Hy-Yu-Tse-Mil-Kin v. Smith, 194 U.S. 401 (1904)

Hy-Yu-Tse-Mil-Kin v. Smith

No. 209

Submitted April 12, 1904

Decided May 16, 1904

194 U.S. 401

Syllabus

An Indian woman, head of a family of the Walla Walla tribe, having asked under the Act of March 3, 1885, 23 Stat. 340, for an allotment of land on which she resided and had made improvements, was refused on the ground that she was not on the reservation at the time of the passage of the act. She was directed to remove from the land which was allotted to another Indian who knew of her claims and improvements and who did not pay for her improvements or make any himself. Subsequently she was notified to make a selection, but was not allowed to select the land formerly occupied, but was told by the land officer that her selection of other lands would not prejudice her claim thereto. No patent was issued to her for the lands so selected. In an action brought by her against the allottee in possession of the lands originally selected by her,

Held that it was not necessary under the Act of March 3, 1885, that the individual members of the tribes mentioned in the act should be actually residing on the reservation at the time of the passage of the act, and that as her selection was prior to that of anyone else, she was entitled to the allotment originally selected and that her right thereto had not been lost by the selection of other lands.

Held that, in a contest between two Indians, each claiming the same land, the United States, having no interest in the result, is not a necessary party. chanrobles.com-red

Page 194 U. S. 402

This is a suit in equity, brought by the appellee, complainant below, in the Circuit Court of the United States, District of Oregon, against the appellant to obtain the cancellation of an allotment of land made by the officers of the government to the appellant on the Umatilla Indian reservation in Oregon in 1891, and to have the land allotted to her (the appellee).
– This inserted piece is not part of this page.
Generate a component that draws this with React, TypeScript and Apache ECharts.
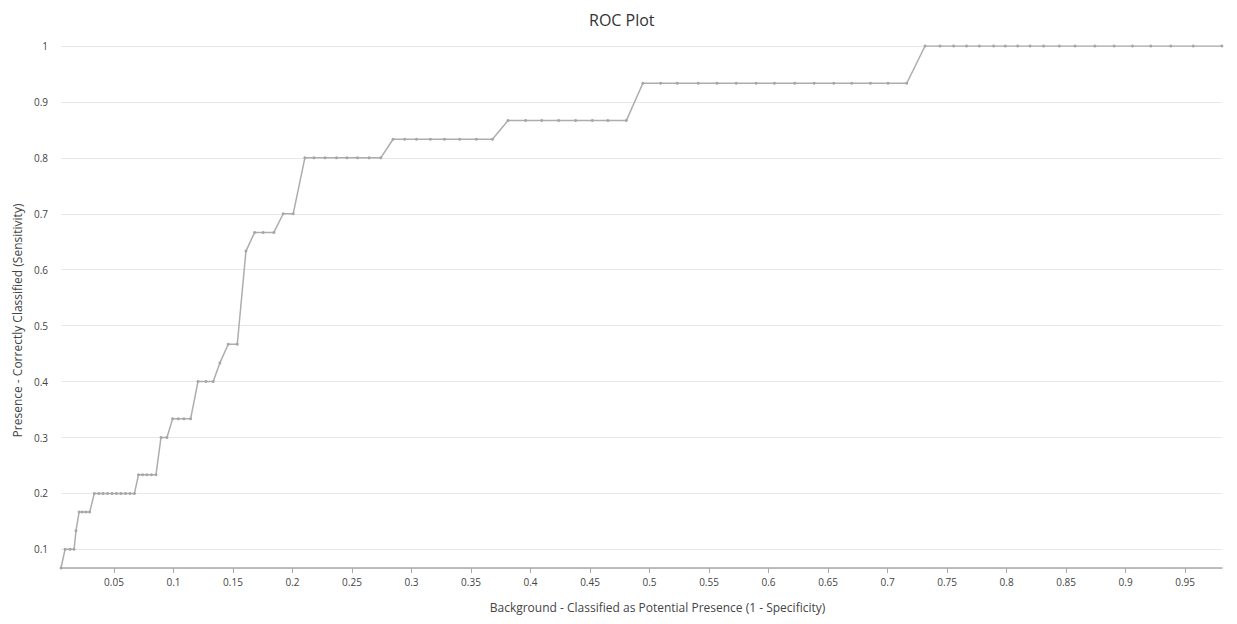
import React, { useRef, useEffect } from 'react'
import * as echarts from 'echarts'

// 1 - specificity (x) for each threshold point
const fpr = [
  0.0055, 0.0089, 0.0131, 0.0165, 0.0181, 0.0207, 0.0234, 0.0265, 0.0296,
  0.0335, 0.0372, 0.0408, 0.0446, 0.0484, 0.0521, 0.0559, 0.0597, 0.0635, 0.0672,
  0.0706, 0.074, 0.0777, 0.0815, 0.0853, 0.0895, 0.0945,
  0.0993, 0.104, 0.1088, 0.1144, 0.1206, 0.1273, 0.1334, 0.139, 0.146, 0.1536,
  0.1609, 0.1682, 0.1754, 0.1844, 0.1922, 0.2006,
  0.2104, 0.218, 0.2274, 0.237, 0.2457, 0.2546, 0.2644, 0.2742,
  0.2845, 0.2943, 0.3042, 0.3159, 0.3277, 0.3405, 0.3545, 0.368,
  0.3811, 0.3959, 0.4094, 0.4236, 0.4379, 0.4519, 0.465, 0.4805,
  0.4944, 0.5093, 0.5233, 0.5409, 0.5566, 0.5728, 0.5896, 0.605, 0.622, 0.6383,
  0.6548, 0.6699, 0.6856, 0.7004, 0.7161,
  0.7315, 0.7441, 0.7555, 0.7664, 0.7771, 0.7891, 0.7989, 0.8093, 0.8197, 0.8311,
  0.8443, 0.8575, 0.8742, 0.8904, 0.9058, 0.9212, 0.938, 0.9568, 0.9809,
]

// sensitivity (y), in thirtieths
const tprCount = [
  2, 3, 3, 3, 4, 5, 5, 5, 5,
  6, 6, 6, 6, 6, 6, 6, 6, 6, 6,
  7, 7, 7, 7, 7, 9, 9,
  10, 10, 10, 10, 12, 12, 12, 13, 14, 14,
  19, 20, 20, 20, 21, 21,
  24, 24, 24, 24, 24, 24, 24, 24,
  25, 25, 25, 25, 25, 25, 25, 25,
  26, 26, 26, 26, 26, 26, 26, 26,
  28, 28, 28, 28, 28, 28, 28, 28, 28, 28,
  28, 28, 28, 28, 28,
  30, 30, 30, 30, 30, 30, 30, 30, 30, 30,
  30, 30, 30, 30, 30, 30, 30, 30, 30,
]
const presenceTotal = 30

const xMin = 0.0055
const xMax = 0.981
const yMin = 2 / 30
const yMax = 1

const fmt = (v: number) => {
  const r = Math.round(v * 100) / 100
  if (Math.abs(r - v) > 1e-6) return ''
  return String(r)
}

function RocChart() {
  const chartRef = useRef(null)

  useEffect(() => {
    document.body.style.margin = '0'
    const chart = echarts.init(chartRef.current, null, { renderer: 'svg' })

    const points = fpr.map((x, i) => [x, tprCount[i] / presenceTotal])
    const font = '"Open Sans", "Noto Sans", sans-serif'

    const option = {
      animation: false,
      textStyle: { fontFamily: font },
      title: {
        text: 'ROC Plot',
        left: 584,
        top: 7,
        textStyle: { fontSize: 16, fontWeight: 'normal', color: '#333', fontFamily: font },
      },
      grid: { left: 61, right: 15, top: 46, bottom: 56 },
      xAxis: {
        type: 'value',
        min: xMin,
        max: xMax,
        splitNumber: 20,
        name: 'Background - Classified as Potential Presence (1 - Specificity)',
        nameLocation: 'middle',
        nameGap: 33,
        nameTextStyle: { fontSize: 12, color: '#444', padding: [0, 0, 0, 32] },
        axisLine: { lineStyle: { color: '#aaa', width: 1.5 } },
        axisTick: { show: true, length: 5, lineStyle: { color: '#aaa' } },
        axisLabel: { fontSize: 10, color: '#444', margin: 9, formatter: fmt, showMinLabel: false, showMaxLabel: false },
        splitLine: { show: false },
      },
      yAxis: {
        type: 'value',
        min: yMin,
        max: yMax,
        splitNumber: 9,
        name: 'Presence - Correctly Classified (Sensitivity)',
        nameLocation: 'middle',
        nameGap: 38,
        nameTextStyle: { fontSize: 12, color: '#444', padding: [0, 27, 0, 0] },
        axisLine: { show: false },
        axisTick: { show: false },
        axisLabel: { fontSize: 10, color: '#444', margin: 13, formatter: fmt, showMinLabel: false },
        splitLine: { show: true, lineStyle: { color: '#e8e8e8', width: 1 } },
      },
      series: [
        {
          name: 'ROC',
          type: 'line',
          data: points,
          symbol: 'circle',
          symbolSize: 3,
          showAllSymbol: true,
          lineStyle: { color: '#adadad', width: 1.5 },
          itemStyle: { color: '#a6a6a6' },
        },
      ],
    }

    chart.setOption(option)

    return () => {
      chart.dispose()
    }
  }, [])

  return <div ref={chartRef} style={{ width: 1237, height: 624 }}></div>
}

export default function App() {
  return <RocChart />
}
Issue being joined in the case, it was referred to a special examiner to ascertain and report the facts, and upon his report the circuit court gave judgment in favor of appellee, 110 F. 60, which was affirmed by the circuit court of appeals, 119 F.1d 4, and the appellant thereupon appealed here.
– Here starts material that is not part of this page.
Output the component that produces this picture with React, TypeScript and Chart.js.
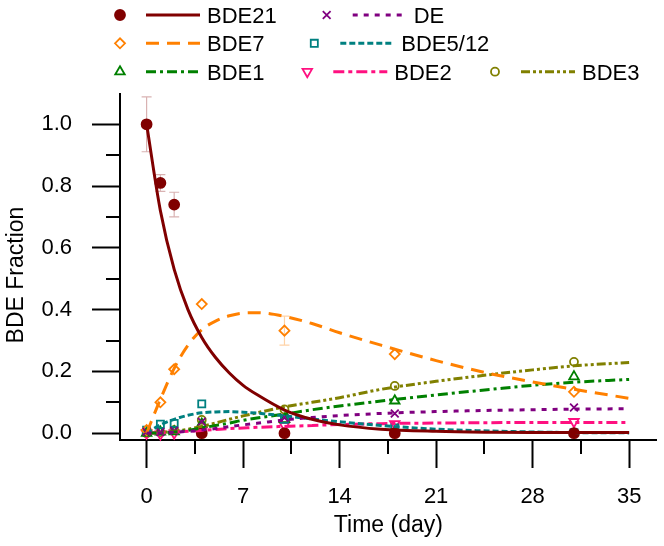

The action was brought pursuant to the authority of an Act of Congress (before amendment) passed in 1894, chapter 290. 28 Stat. 286, 305; amended, 31 Stat. 760. The right to the allotment claimed by the appellee is based on the Act of March 3, 1885, chapter 319, 23 Stat. 340, and grows out of the Treaty of June 9, 1855, between the United States and the Walla Walla and other Indian tribes, which treaty was ratified by the Senate, March 8, 1859, and proclaimed by the President, April 11, 1859. 12 Stat. 945.

A demurrer to the bill was filed by the defendant on the ground that it did not state facts sufficient to constitute a cause of action. The demurrer was overruled, and the defendant then answered, denying many of the material allegations in the bill.

Witnesses were examined before the special examiner, and he made a report and findings of facts, which findings were subsequently adopted by the circuit court and by the circuit court of appeals. Among others, the following facts were found: the appellee, Philomme Smith, is a full-blooded Indian woman, and at all times mentioned in the complaint was, and is now, a member of the Walla Walla band or tribe of Indians, and resides upon the Umatilla Indian reservation, in the State of Oregon. The defendant (appellant) is also a full-blooded Indian, residing upon the reservation. Pursuant to the authority granted by the above-mentioned Act of March 3, 1885, chanrobles.com-red

Page 194 U. S. 403

the President appointed commissioners for the allotment of lands on the Umatilla reservation, and the commissioners carried out the duty devolved upon them by the President under that act, and completed the allotments on or about April 1, 1891, but refused at that time to make any allotment to the appellee, because of her absence (although but temporary) when the commissioners made a census of the Indians entitled to allotment. At the time the other allotments were made, the appellee was the wife of W. A. Smith, a white man, and she was also the real head of the family, which consisted of the husband, his wife, and their eight children. The parties were married January 16, 1861, and the appellee has been recognized by the Interior Department as the head of the family in the sense mentioned in the act of Congress of 1885.

At the time the allotments were made to the other Indians by the commissioners as above mentioned, appellee was located and actually residing with her family upon the reservation, upon a large tract of land, some 560 acres, including the land in controversy herein, and she and her family at that time were living in a house about twenty steps from the boundary line of this particular 160 acres. The land (including the 160 acres) was enclosed in one body by having a furrow plowed around the same, marking it off from the other adjacent land. The appellee had selected the land in 1888, and, with her family, was then in possession thereof, and retained such possession until the fall of 1896, with the consent of Homily, chief of the Walla Walla Indians, and Show-a-way, chief of the Cayuse Indians, and also with the consent of _____ Coffee, who was at that time acting as Indian agent upon that Indian reservation.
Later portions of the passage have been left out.